Today across Colorado, the last ballots are coming in to help determine who will serve on many of the state’s 178 local boards of education (some have no competitive races, and therefore no election). It may not be the most thorough or reliable way to bring about needed reforms, but opportunities exist for some positive changes to be made at the local level that promote parental choice, professional teaching and productive education spending. That a few dozen school board candidates came out last month to hear from my Education Policy Center friends gives me some small amount of hope.
Among the many topics covered at the September school board candidate briefings were examples of Colorado local K-12 innovation. Since 2005 the Education Policy Center has released a series of six papers in the “Innovative School District” series — including homages to Douglas County for its “home-grown teachers” waiver program, and to Delta County for its student-centered VISION program.

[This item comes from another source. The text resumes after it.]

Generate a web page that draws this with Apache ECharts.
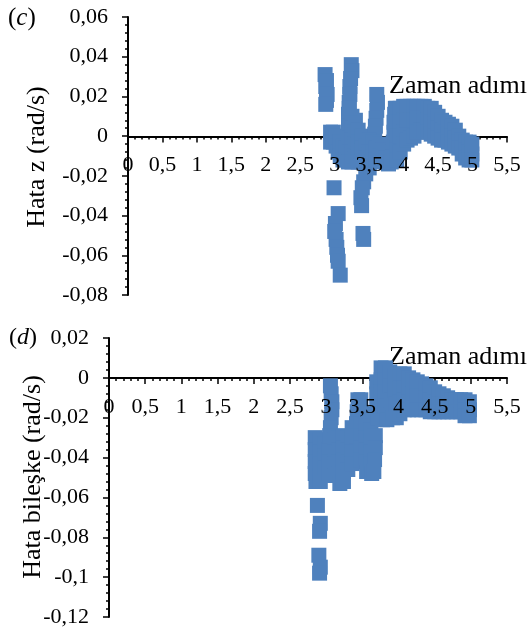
<!DOCTYPE html>
<html>
<head>
<meta charset="utf-8">
<script src="https://cdn.jsdelivr.net/npm/echarts@6/dist/echarts.min.js"></script>
<style>
html, body { margin: 0; padding: 0; background: #fff; }
#main { width: 530px; height: 635px; }
</style>
</head>
<body>
<div id="main"></div>
<script>
// (c) Hata z (rad/s) — [zaman, hata]
var zPoints = [
    [2.86, 0.031], [2.88, 0.028], [2.87, 0.025], [2.89, 0.021], [2.88, 0.018], [2.87, 0.016],
    [2.94, 0.002], [2.94, -0.003], [2.98, 0.002], [2.98, -0.003], [3.02, 0.0], [3.02, -0.005],
    [3.05, -0.008], [3.08, -0.003], [3.08, -0.010], [3.12, -0.005], [3.12, -0.012],
    [3.16, -0.006], [3.16, -0.012],
    [3.2, 0.011], [3.2, 0.005], [3.2, -0.001], [3.2, -0.008], [3.2, -0.013],
    [3.25, 0.010], [3.25, 0.004], [3.25, -0.002], [3.25, -0.008], [3.25, -0.013],
    [3.3, 0.008], [3.3, 0.002], [3.3, -0.004], [3.3, -0.010],
    [3.34, 0.003], [3.34, -0.003], [3.34, -0.009], [3.34, -0.013],
    [3.4, 0.0], [3.4, -0.006], [3.45, -0.005], [3.45, -0.011],
    [2.99, -0.026], [3.05, -0.039], [3.01, -0.044], [3.0, -0.048], [3.02, -0.052],
    [3.03, -0.056], [3.04, -0.060], [3.05, -0.063], [3.08, -0.070],
    [3.24, 0.036], [3.25, 0.033], [3.23, 0.029], [3.22, 0.025], [3.22, 0.021],
    [3.21, 0.017], [3.21, 0.014],
    [3.5, -0.016], [3.45, -0.019], [3.42, -0.023], [3.4, -0.026], [3.38, -0.031],
    [3.39, -0.035], [3.41, -0.049], [3.42, -0.052],
    [3.61, 0.021], [3.62, 0.017], [3.61, 0.013], [3.6, 0.009], [3.59, 0.005], [3.58, 0.001],
    [3.5, -0.002], [3.5, -0.008], [3.5, -0.013], [3.55, -0.003], [3.55, -0.008],
    [3.6, -0.006], [3.6, -0.012], [3.65, -0.004], [3.65, -0.010],
    [3.7, -0.007], [3.7, -0.013],
    [3.75, -0.011], [3.78, -0.014], [3.82, -0.013], [3.84, -0.008], [3.85, -0.003],
    [3.86, 0.002], [3.86, 0.007], [3.87, 0.011], [3.88, 0.014],
    [3.9, 0.014], [3.9, 0.007], [3.9, 0.0], [3.9, -0.007], [3.9, -0.012],
    [3.95, 0.014], [3.95, 0.007], [3.95, 0.0], [3.95, -0.008],
    [4.0, 0.015], [4.0, 0.008], [4.0, 0.002], [4.0, -0.004],
    [4.05, 0.015], [4.05, 0.008], [4.05, -0.002],
    [4.1, 0.015], [4.1, 0.008], [4.1, -0.001],
    [4.15, 0.015], [4.15, 0.008], [4.15, 0.0],
    [4.2, 0.015], [4.2, 0.009], [4.2, 0.002],
    [4.25, 0.015], [4.25, 0.009], [4.25, 0.003],
    [4.3, 0.015], [4.3, 0.009], [4.3, 0.003],
    [4.35, 0.014], [4.35, 0.008], [4.35, 0.002],
    [4.4, 0.014], [4.4, 0.007], [4.4, 0.001],
    [4.45, 0.012], [4.45, 0.006], [4.45, 0.0],
    [4.5, 0.010], [4.5, 0.004], [4.5, -0.001],
    [4.55, 0.008], [4.55, 0.003], [4.55, -0.002],
    [4.6, 0.007], [4.6, 0.002], [4.6, -0.002],
    [4.65, 0.006], [4.65, 0.001], [4.65, -0.003],
    [4.7, 0.005], [4.7, 0.0], [4.7, -0.004],
    [4.75, 0.003], [4.75, -0.001], [4.75, -0.005],
    [4.8, 0.0], [4.8, -0.003], [4.8, -0.006],
    [4.85, -0.002], [4.85, -0.006], [4.85, -0.009],
    [4.9, -0.003], [4.9, -0.007], [4.9, -0.011],
    [4.95, -0.003], [4.95, -0.008], [4.95, -0.012],
    [4.99, -0.004], [4.99, -0.009], [4.99, -0.012]
];

// (d) Hata bileşke (rad/s) — [zaman, hata]
var bPoints = [
    [2.85, -0.030], [2.85, -0.036], [2.85, -0.042], [2.85, -0.048], [2.86, -0.052],
    [2.92, -0.031], [2.92, -0.037], [2.92, -0.043], [2.92, -0.049], [2.92, -0.052],
    [2.98, -0.033], [2.98, -0.039], [2.98, -0.045],
    [3.04, -0.036], [3.04, -0.042], [3.04, -0.048],
    [2.88, -0.064], [2.92, -0.073], [2.91, -0.077], [2.9, -0.089], [2.92, -0.095], [2.91, -0.098],
    [3.06, -0.004], [3.07, -0.008], [3.08, -0.012], [3.08, -0.016], [3.07, -0.020],
    [3.06, -0.025], [3.05, -0.029],
    [3.12, -0.031], [3.12, -0.037], [3.12, -0.043], [3.12, -0.049],
    [3.18, -0.030], [3.18, -0.036], [3.18, -0.042], [3.18, -0.048], [3.19, -0.053],
    [3.24, -0.029], [3.24, -0.035], [3.24, -0.041], [3.24, -0.047], [3.24, -0.052],
    [3.3, -0.030], [3.3, -0.036], [3.3, -0.042], [3.3, -0.046],
    [3.36, -0.025], [3.36, -0.031], [3.36, -0.037], [3.36, -0.043],
    [3.44, -0.011], [3.43, -0.017], [3.42, -0.023], [3.42, -0.029],
    [3.48, -0.011], [3.48, -0.017], [3.48, -0.023], [3.48, -0.029], [3.48, -0.035], [3.48, -0.041],
    [3.55, -0.018], [3.55, -0.024], [3.55, -0.030], [3.55, -0.036], [3.55, -0.042], [3.56, -0.047],
    [3.62, -0.026], [3.62, -0.031], [3.62, -0.037], [3.62, -0.043], [3.63, -0.048],
    [3.68, -0.029], [3.68, -0.035], [3.67, -0.041], [3.66, -0.047],
    [3.7, -0.002], [3.7, -0.008], [3.7, -0.014], [3.72, -0.020],
    [3.76, 0.005], [3.76, -0.001], [3.76, -0.007], [3.76, -0.014], [3.78, -0.021],
    [3.82, 0.005], [3.82, -0.001], [3.82, -0.007], [3.82, -0.014], [3.84, -0.021],
    [3.88, 0.003], [3.88, -0.004], [3.9, -0.011], [3.92, -0.020],
    [3.95, 0.001], [3.95, -0.006], [3.96, -0.013], [3.97, -0.020],
    [4.02, 0.002], [4.02, -0.005], [4.02, -0.012], [4.02, -0.018],
    [4.08, 0.002], [4.08, -0.005], [4.08, -0.011], [4.08, -0.016],
    [4.14, 0.0], [4.14, -0.006], [4.14, -0.012], [4.14, -0.016],
    [4.2, -0.001], [4.2, -0.008], [4.2, -0.015],
    [4.26, -0.002], [4.26, -0.009], [4.26, -0.016],
    [4.32, -0.003], [4.32, -0.009], [4.32, -0.016],
    [4.38, -0.004], [4.38, -0.010], [4.38, -0.016],
    [4.44, -0.005], [4.44, -0.011], [4.44, -0.017],
    [4.5, -0.007], [4.5, -0.012], [4.5, -0.017],
    [4.56, -0.008], [4.56, -0.013], [4.56, -0.017],
    [4.62, -0.009], [4.62, -0.013], [4.62, -0.017],
    [4.68, -0.010], [4.68, -0.014], [4.68, -0.017],
    [4.74, -0.011], [4.74, -0.017],
    [4.8, -0.011], [4.8, -0.017],
    [4.86, -0.011], [4.86, -0.017],
    [4.92, -0.011], [4.92, -0.016], [4.92, -0.019],
    [4.98, -0.012], [4.98, -0.016], [4.98, -0.019]
];

var xTitle = 'Zaman adımı';
var zTitle = 'Hata z (rad/s)';
var bTitle = 'Hata bileşke (rad/s)';

var serif = 'Liberation Serif, Times New Roman, serif';

function fmt(v) {
    return String(Math.round(v * 1000) / 1000).replace('.', ',');
}

// x axis sits on the zero line: shift it up from the grid bottom.
// line + ticks stay under the markers, labels go on top of them (second copy)
function timeAxis(gridIndex, offset, labelsOnly) {
    return {
        type: 'value', gridIndex: gridIndex, position: 'bottom', offset: offset,
        min: 0, max: 5.5, interval: 0.5,
        z: labelsOnly ? 10 : 0,
        axisLine: { show: !labelsOnly, onZero: false, lineStyle: { color: '#000', width: 2 } },
        axisTick: { show: !labelsOnly, length: 6, lineStyle: { color: '#000', width: 1.5 } },
        minorTick: { show: !labelsOnly, splitNumber: 5, length: 3, lineStyle: { color: '#000', width: 1.5 } },
        splitLine: { show: false },
        axisLabel: { show: !!labelsOnly, margin: 18, color: '#000', fontSize: 22, fontFamily: serif, formatter: fmt }
    };
}

function errorAxis(gridIndex, min, max) {
    return {
        type: 'value', gridIndex: gridIndex,
        min: min, max: max, interval: 0.02,
        axisLine: { onZero: false, lineStyle: { color: '#000', width: 2 } },
        axisTick: { length: 6, lineStyle: { color: '#000', width: 1.5 } },
        minorTick: { show: true, splitNumber: 5, length: 3, lineStyle: { color: '#000', width: 1.5 } },
        splitLine: { show: false },
        axisLabel: { margin: 20, color: '#000', fontSize: 22, fontFamily: serif, formatter: fmt }
    };
}

var myChart = echarts.init(document.getElementById('main'));

var option = {
    animation: false,
    backgroundColor: '#fff',
    grid: [
        { left: 128, top: 17, width: 379, height: 278 },
        { left: 109, top: 338, width: 398, height: 279 }
    ],
    xAxis: [
        timeAxis(0, -158.4, false), timeAxis(1, -239.1, false),
        timeAxis(0, -158.4, true), timeAxis(1, -239.1, true)
    ],
    yAxis: [errorAxis(0, -0.08, 0.06), errorAxis(1, -0.12, 0.02)],
    graphic: [
        { type: 'text', left: 8, top: 6, style: { text: '({i|c})', rich: { i: { fontStyle: 'italic', fontSize: 25, fontFamily: serif } }, fontSize: 25, fontFamily: serif, fill: '#000' } },
        { type: 'text', left: 9, top: 326, style: { text: '({i|d})', rich: { i: { fontStyle: 'italic', fontSize: 24, fontFamily: serif } }, fontSize: 24, fontFamily: serif, fill: '#000' } },
        { type: 'text', x: 389, y: 86, style: { text: xTitle, fontSize: 26, fontFamily: serif, fill: '#000', align: 'left', verticalAlign: 'middle' } },
        { type: 'text', x: 389, y: 357, style: { text: xTitle, fontSize: 26, fontFamily: serif, fill: '#000', align: 'left', verticalAlign: 'middle' } },
        { type: 'text', x: 37, y: 157, rotation: Math.PI / 2, style: { text: zTitle, fontSize: 26, fontFamily: serif, fill: '#000', align: 'center', verticalAlign: 'middle' } },
        { type: 'text', x: 33, y: 477, rotation: Math.PI / 2, style: { text: bTitle, fontSize: 26, fontFamily: serif, fill: '#000', align: 'center', verticalAlign: 'middle' } }
    ],
    series: [
        {
            type: 'scatter', xAxisIndex: 0, yAxisIndex: 0,
            symbol: 'rect', symbolSize: 15,
            itemStyle: { color: '#4F81BD', opacity: 1 },
            data: zPoints
        },
        {
            type: 'scatter', xAxisIndex: 1, yAxisIndex: 1,
            symbol: 'rect', symbolSize: 15,
            itemStyle: { color: '#4F81BD', opacity: 1 },
            data: bPoints
        }
    ]
};
myChart.setOption(option);
</script>
</body>
</html>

Well, believe it or not, school district-level innovation is by no means isolated to our own Centennial State. An article by my Education Policy Center friend Ben DeGrow published in the new November issue of School Reform News highlights the initiative of Michigan’s Oscoda Area Schools, which created its own performance-based teacher evaluation system without waiting for state agencies and officials to guide them along:
The district partnered with an in-state software company to tailor a computer program that manages and processes the essential evaluation data quickly. This helps administrators spend more time mentoring teachers and less time filling out and duplicating paperwork, [then-Oscoda superintendent Christine] Beardsley said.
Other districts have shown interest in the customizable software, for which Oscoda owns the copyright. This could generate a stream of new revenue for the district.
Yes, a Michigan state legislature hungry for federal Race to the Top dollars passed a 2010 law requiring all school districts to incorporate student academic growth into professional teacher evaluations. Rather than wait until the last-minute deadline to comply, Oscoda seized the idea by meeting during the summer to craft its own locally-suitable program that incorporates the legislated state requirements. And now as other districts scramble to comply, Oscoda has the rights to a customizable data management software tool that it can share for a fee to generate revenue. Sounds kind of entrepreneurial, doesn’t it?
Hey, whether it’s Colorado or Michigan, good K-12 innovation is good K-12 innovation. News like the story from Oscoda is encouraging to see. If you want to learn more about what exactly the district did, I encourage you to check out a video created by my friends’ sister think tank, the Mackinac Center for Public Policy.
Exit thought: Here in Colorado, our state senate president is pushing ahead with an audit of “for-profit” online schools. Have to demonize anyone who happens to make money, you know. Setting aside for a moment the larger debate that could take place, should school districts that make money off innovative software tools be subject to audit, too?